Integrated Process Solution and Final Outcome
The definitive solution emerged from the integration of both optimized external feeding and enhanced internal compensation. The revised casting process with the realigned riser system provided a clear, directional solidification path and adequate feed metal volume. Concurrently, the adoption of a 1.3% addition of a pure lanthanum-based nodularizer, coupled with a robust inoculation practice, transformed the solidification dynamics of the silicon-molybdenum nodular cast iron. This treatment maximized the graphite nodule count and engineered a solidification sequence where the powerful graphitization expansion was optimally timed to act as a perfect internal pump, eliminating micro-shrinkage.
The results from sustained production were unequivocal. The scrap rate due to shrinkage porosity in the critical ring-groove section plummeted from the initial 15% to a consistent level below 0.3%. This was achieved without compromising mechanical properties or introducing new defects such as chills or carbides.
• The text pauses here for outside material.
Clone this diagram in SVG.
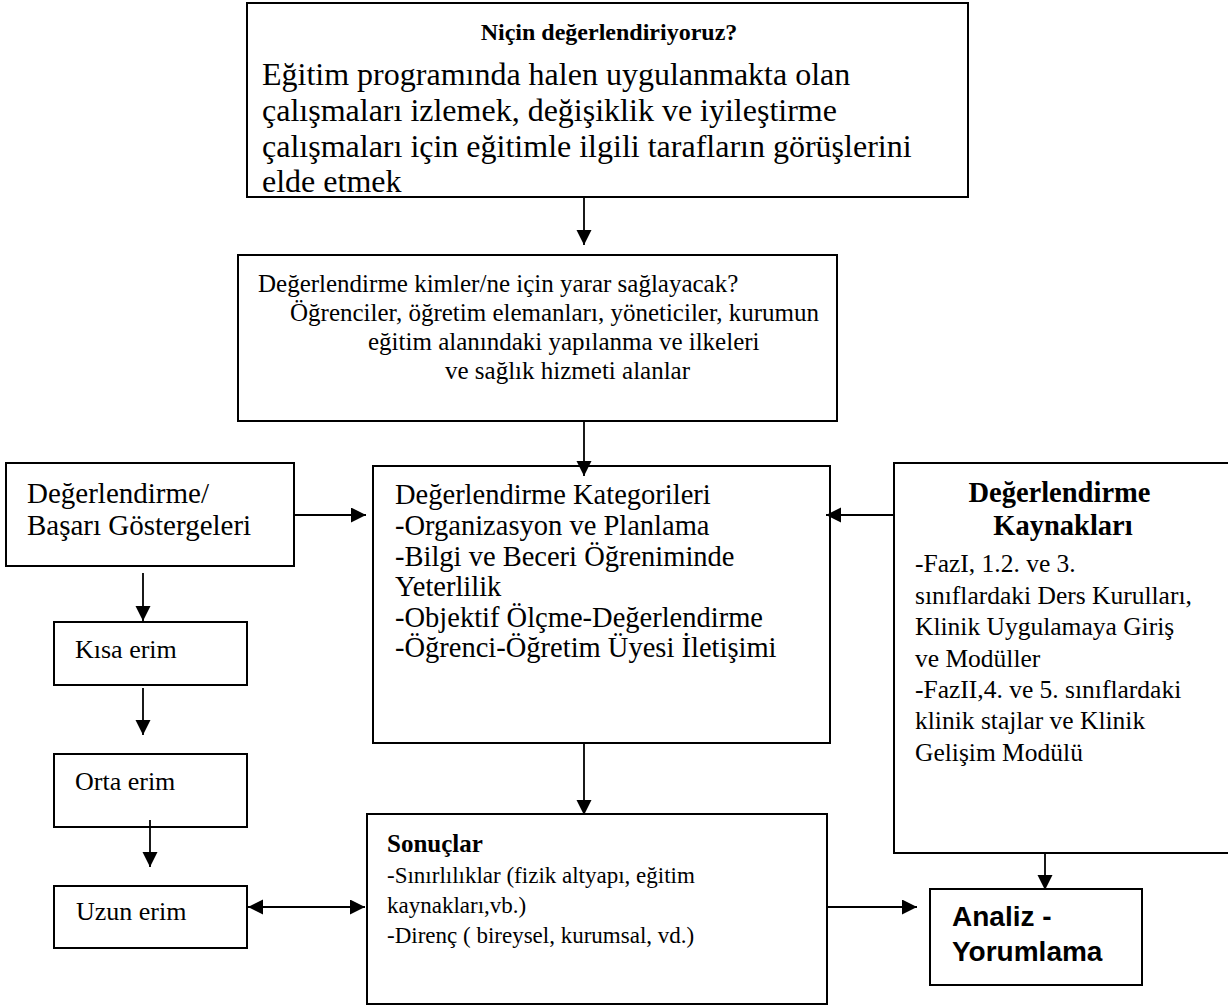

Conclusion and Foundry Principles
This investigation into solving shrinkage in a complex thin-wall nodular cast iron casting reinforces several core principles and introduces a nuanced metallurgical strategy:
- Riser Efficacy is Non-Negotiable: Effective external feeding requires a designed and verified solidification sequence. Simulation is an indispensable tool for identifying isolated liquidus zones and ensuring that risers are connected to thermal hot spots via unobstructed channels with sufficient thermal mass to remain liquid long enough to feed the casting.
- The Power of Controlled Self-Compensation: The intrinsic graphite expansion in nodular cast iron is not merely a characteristic; it is a powerful process variable that can be managed. The selection of nodularizing technology is critical. Pure lanthanum-based nodularizers, for the reasons of superior nucleation potency and kinetics, can be exceptionally effective in increasing graphite nodule count and promoting a favorable solidification pattern that maximizes this self-feeding effect. The optimal addition level is crucial and must be determined experimentally for each specific base iron and casting geometry.
- Synergy of External and Internal Feeding: The most robust solution for producing sound, high-integrity nodular cast iron castings, especially in alloyed or thin-wall applications, lies in the synergistic application of both principles. A well-designed riser system handles the bulk macro-shrinkage, while a metallurgically optimized melt treatment ensures the elimination of micro-shrinkage through controlled, late-stage graphitization expansion. This dual approach provides a wide processing window and high-quality consistency.
In summary, the journey from chronic shrinkage defects to near-zero scrap exemplifies a modern, holistic approach to foundry problem-solving. It combines digital process modeling with advanced metallurgical insight into the solidification mechanisms of nodular cast iron, demonstrating that even challenging alloys like silicon-molybdenum nodular cast iron can be reliably produced to high soundness standards.